For political junkies, this will be the most interesting thing you read all day. For members of the defense-industrial-congressional complex, it might just be the most troubling thing you read all day.
The vote breakdown of Wednesday evening’s dramatic vote on an amendment offered by upstart tea party GOP Rep. Justin Amash of Michigan that could have thrown a legislative monkey wrench into surveillance programs NSA and White House officials say are crucial to the war against al-Qaida is fascinating.
For the most part, it shows coalition of tea party libertarian Republicans, concerned with individual privacy, joining liberal Democrats, suspicious of America’s national security machine, to nearly pass Amash’s measure. But a closer look might give members of Washington’s national security community, including defense contractors, pause.
That’s because many of the names voting “yay” will be very familiar to Intercepts readers. Some of you likely have met, broken bread, or even shared a cocktail with these members of the House Armed Services Committee and House Appropriations Defense subcommittee.
That’s right, defense-sector member, around a dozen of your own voted to essentially kill what your bosses claim is one of the most effective anti-terrorism tools. Sure, re-election politics were at play in some decisions to vote in the affirmative. But times clearly are changing.
Voting to end the NSA program were HASC Tactical Air and Land Forces Subcommittee Ranking Member Loretta Sanchez, D-Calif., and senior HAC-D member Jim Moran, D-Va. Defense-sector stalwarts, both.
Joining them were veteran House members, both with seats on the chamber’s defense panels, GOP Reps. Walter Jones of North Carolina and Jack Kingston of Georgia.
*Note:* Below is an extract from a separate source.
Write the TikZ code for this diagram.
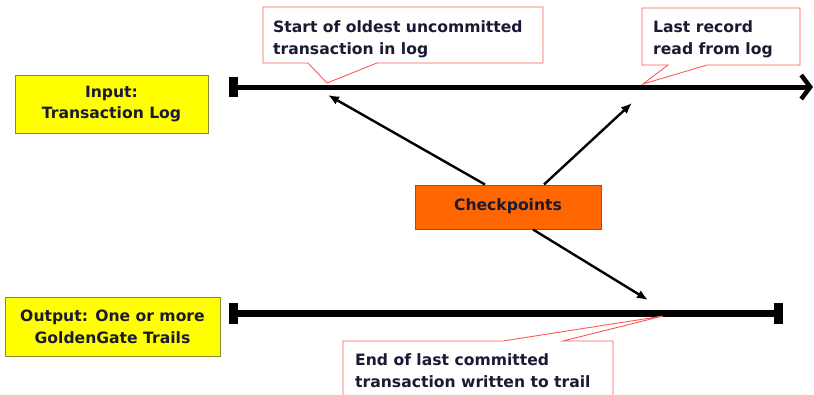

More-recent additions to the lower chamber and HASC also voted “yay,” including Reps. John Garamendi, D-Calif., and Mike Coffman, R-Colo.
Congress makes laws, but for the defense and national security sector, how it exercises its constitutional power of the purse typically is a more pressing concern. That’s why the “yay” votes by Moran, Kingston, Rep. Betty McCollum, D-Minn., and Rep. Bill Owens, D-N.Y., should catch your attention. Each is a member of the House Appropriations Defense subcommittee.
All of this begs the question: If these HASC and HAC-D members — all loyal members of the defense-industrial-congressional complex — are willing to stop funding such a crucial program aimed at detecting al-Qaida plots, what won’t they vote to kill? How about your program?